Millivolts DC offset will be your criterion about successful matching and application of the signal Jfets. Down to 1-2mV at the audio outputs has been achieved with the DCB1 as it is without bonding the parts. They are not as touchy as differential pairs, so their working maxed out at Idss by design should be enough to behave close.
Fortunately with DCB1 total input capacitance is small enough and there is no gain thus no Miller effect i.e. no multiplication of pF by the gain. Yes, to host a 100k pot, 1Meg DCB1 input resistors are the choice. JFets have very high input impedance on their own because of tiny gate current so they don't compromise the 1Meg input impedance setting. K170 has only about 10pA gate current leak at 10V rails used here.
About instability clues with no scope, you may hear buzz or whistling on the speakers and/or lame sound quality. Much static from a small portable AM radio when bringing it close for a test. That noise mostly goes away when powering off the offending circuit.
Millivolts DC offset will be your criterion about successful matching and application of the signal Jfets. Down to 1-2mV at the audio outputs has been achieved with the DCB1 as it is without bonding the parts. They are not as touchy as differential pairs, so their working maxed out at Idss by design should be enough to behave close.
That fixed it! 1.75v across Rset, 3.9v across both irfp240pbf and 0.64v over bc560
He, he 😉
If it also has about +/- 10V PSU voltage rails and no more than 5mV DC offset on each audio output, it is ready for use.
If it also has about +/- 10V PSU voltage rails and no more than 5mV DC offset on each audio output, it is ready for use.
9.95V and -9.98V respectively. Can I just measure the 5mV on the board outputs I don't have to wire it to the RCA sockets? Oh and if I ever get to Athens I owe you a beer!

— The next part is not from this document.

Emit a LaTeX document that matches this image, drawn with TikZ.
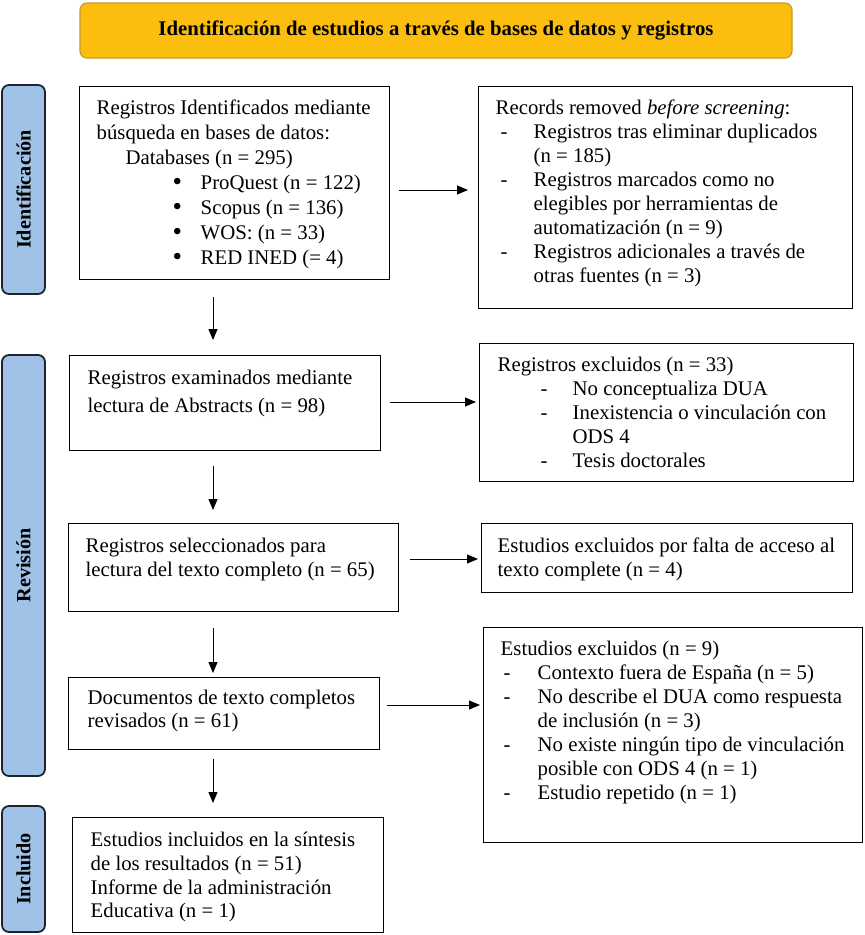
\documentclass[tikz,border=0pt]{standalone}
\usepackage{fontspec}
\setmainfont{Liberation Serif}
\usetikzlibrary{arrows.meta,calc}
\definecolor{titlefill}{RGB}{251,190,14}
\definecolor{titledraw}{RGB}{196,156,40}
\definecolor{sidefill}{RGB}{160,194,230}
\definecolor{sidedraw}{RGB}{28,36,50}
\newcommand\bxtext[6]{\parbox[c][#2pt][t]{#1pt}{\fontsize{20.8}{#5}\selectfont\leftskip=#4pt\relax\parindent=0pt\vspace*{\dimexpr #3pt - 0.7\baselineskip\relax}\strut #6}}
\newcommand\bigbul{\makebox[28pt][l]{\smash{\raisebox{-1pt}{\scalebox{1.3}{\textbullet}}}}}
\tikzset{
  flowbox/.style={draw=black, line width=1.4pt, inner sep=0pt, anchor=north west, fill=white},
  sidebox/.style={draw=sidedraw, fill=sidefill, line width=1.8pt, rounded corners=7pt, rotate=90, inner sep=0pt, font=\fontsize{20.2}{22}\selectfont\bfseries},
  arr/.style={line width=1pt, -{Triangle[length=11pt,width=9pt]}}
}
\begin{document}
\begin{tikzpicture}[x=1pt,y=-1pt]
\useasboundingbox (0,0) rectangle (865,935);
% title
\node[draw=titledraw, fill=titlefill, line width=1.2pt, rounded corners=7pt, minimum width=712pt, minimum height=55pt, inner sep=0pt, font=\fontsize{20.8}{22}\selectfont\bfseries] (title) at (436,30.5) {Identificación de estudios a través de bases de datos y registros};
% side labels
\node[sidebox, minimum width=209pt, minimum height=43pt] (sid) at (23.5,189.5) {Identificación};
\node[sidebox, minimum width=421pt, minimum height=43pt] (srev) at (23.5,565.5) {Revisión};
\node[sidebox, minimum width=126pt, minimum height=43pt] (sinc) at (23.5,869) {Incluido};
% boxes
\node[flowbox] (B1) at (79,86) {\bxtext{310}{193}{28}{17}{25}{Registros Identificados mediante\\
búsqueda en bases de datos:\\
\hspace*{29pt}Databases (n = 295)\\
\hspace*{76pt}\bigbul ProQuest (n = 122)\\
\hspace*{76pt}\bigbul Scopus (n = 136)\\
\hspace*{76pt}\bigbul WOS: (n = 33)\\
\hspace*{76pt}\bigbul RED INED (= 4)}};
\node[flowbox] (B2) at (478,86) {\bxtext{374}{222}{28}{17}{24}{Records removed \textit{before screening}:\\
\hspace*{5pt}\makebox[33pt][l]{-}Registros tras eliminar duplicados\\
\hspace*{38pt}(n = 185)\\
\hspace*{5pt}\makebox[33pt][l]{-}Registros marcados como no\\
\hspace*{38pt}elegibles por herramientas de\\
\hspace*{38pt}automatización (n = 9)\\
\hspace*{5pt}\makebox[33pt][l]{-}Registros adicionales a través de\\
\hspace*{38pt}otras fuentes (n = 3)}};
\node[flowbox] (B3) at (69,355) {\bxtext{311}{95}{29}{18}{28}{Registros examinados mediante\\
lectura de Abstracts (n = 98)}};
\node[flowbox] (B4) at (479,343) {\bxtext{374}{138}{28}{18}{24}{Registros excluidos (n = 33)\\
\hspace*{43pt}\makebox[32pt][l]{-}No conceptualiza DUA\\
\hspace*{43pt}\makebox[32pt][l]{-}Inexistencia o vinculación con\\
\hspace*{75pt}ODS 4\\
\hspace*{43pt}\makebox[32pt][l]{-}Tesis doctorales}};
\node[flowbox] (B5) at (68,523) {\bxtext{330}{88}{29}{17}{24}{Registros seleccionados para\\
lectura del texto completo (n = 65)}};
\node[flowbox] (B6) at (481,523) {\bxtext{371}{69}{29}{16}{24}{Estudios excluidos por falta de acceso al\\
texto complete (n = 4)}};
\node[flowbox] (B7) at (68,677) {\bxtext{311}{72}{27}{19}{23}{Documentos de texto completos\\
revisados (n = 61)}};
\node[flowbox] (B8) at (483,627) {\bxtext{379}{215}{28}{17}{24}{Estudios excluidos (n = 9)\\
\hspace*{3pt}\makebox[34pt][l]{-}Contexto fuera de España (n = 5)\\
\hspace*{3pt}\makebox[34pt][l]{-}No describe el DUA como respuesta\\
\hspace*{37pt}de inclusión (n = 3)\\
\hspace*{3pt}\makebox[34pt][l]{-}No existe ningún tipo de vinculación\\
\hspace*{37pt}posible con ODS 4 (n = 1)\\
\hspace*{3pt}\makebox[34pt][l]{-}Estudio repetido (n = 1)}};
\node[flowbox] (B9) at (72,817) {\bxtext{311}{115}{29}{18}{23.7}{Estudios incluidos en la síntesis\\
de los resultados (n = 51)\\
Informe de la administración\\
Educativa (n = 1)}};
% horizontal arrows
\draw[arr, shorten <=9pt, shorten >=10pt] (B1.east |- {(0,190)}) -- (B2.west |- {(0,190)});
\draw[arr, shorten <=9pt, shorten >=3pt] (B3.east |- {(0,402)}) -- (B4.west |- {(0,402)});
\draw[arr, shorten <=11pt, shorten >=3pt] (B5.east |- {(0,559)}) -- (B6.west |- {(0,559)});
\draw[arr, shorten <=7pt, shorten >=3pt] (B7.east |- {(0,705)}) -- (B8.west |- {(0,705)});
% vertical arrows
\draw[arr, shorten <=17pt, shorten >=15pt] (B1.south -| {(213,0)}) -- (B3.north -| {(213,0)});
\draw[arr, shorten <=15pt, shorten >=13pt] (B3.south -| {(213,0)}) -- (B5.north -| {(213,0)});
\draw[arr, shorten <=16pt, shorten >=4pt] (B5.south -| {(213,0)}) -- (B7.north -| {(213,0)});
\draw[arr, shorten <=9pt, shorten >=14pt] (B7.south -| {(213,0)}) -- (B9.north -| {(213,0)});
\end{tikzpicture}
\end{document}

Very low offset is nice to see, given all subsystems worked. The relay actually clicked and it was true DC offset not a digital meter's mV residual on disengaged signal outputs. Des, please listen close to the board, verify that the output relay clicks just a bit after power on.
Hi all, looking to start one of these and I have some questions. I would say my experience level is still beginner although I was able to successfully assemble a Tubelab SSE which works so I learned a lot during that process.
-is this buffer a good match for the SSE? Input impedance is 220k ohm.
-is it worth it to try the hot rod version straight away or should I build a standard version first?
-I’m looking for 2-3 inputs and 2 variable outputs, is that easy to configure?
-I’m also looking for remote control volume, I’ve seen motorized 20k alps pots out there, but not sure how to implement.
-for the standard version are chassis heat sinks required? I’m planning to DIY my chassis from aluminum, I’d like the footprint to be 11”W x 13”D
Edit: a couple more:
-is there an updated BOM or is the one on Diyaudiostore (2018) the most current?
-is 2” u channel aluminum tall enough?
-is this buffer a good match for the SSE? Input impedance is 220k ohm.
-is it worth it to try the hot rod version straight away or should I build a standard version first?
-I’m looking for 2-3 inputs and 2 variable outputs, is that easy to configure?
-I’m also looking for remote control volume, I’ve seen motorized 20k alps pots out there, but not sure how to implement.
-for the standard version are chassis heat sinks required? I’m planning to DIY my chassis from aluminum, I’d like the footprint to be 11”W x 13”D
Edit: a couple more:
-is there an updated BOM or is the one on Diyaudiostore (2018) the most current?
-is 2” u channel aluminum tall enough?
Last edited:
- Yes, as it has about 250 Ohm source impedance
- The standard "Ten Years After" version is already hot rod (not extreme but enough)
- 2-3 inputs yes, you can configure as many you like up to six on a Mezmerize. Variable outputs you need to implement on some extra proto-board you will have to devise yourself. That will create more output impedance though. Up to 1/4 the nominal value of each of your output pots. Var outputs will change the normal straight out Mez performance of course.
- Look on eBay etc. for remote volume controller kits
- No, you may use the chassis floor alone for cooling because the dissipation is moderate.
- 2018 BOM generally holds true unless you can't find some BC transistors which recently went EOL or the odd back-ordered part but look in the previous pages for close alternatives suggested. If unsure, ask again here after checking for what's currently available in the stockists.
- 2U chassis height is fine
This is helpful thank you.
Re: outputs, I’ve seen other builds where there are a 2nd set of outputs that just have 220ohm resistors between them and the first set, does that not provide a 2nd output that varies with volume?
Apologies for the basic questions I’m trying to learn as I go
Those are fixed parallel outputs for connecting yet another power amp say for bi-amplification or an active subwoofer etc.
By the way its better to feed signal for the second set of output resistors from the input side of the first set, not making them additive to those
Alright then, fixed secondary outputs are easy to implement. Active subwoofers have volume controls of their own.
Oh you mean they are FIXED, I see. Then that won’t work. I want them to vary when I change the volume with the same output level as the main set.
It won’t work to simply run a 2nd set of wires from the output on the board, will it?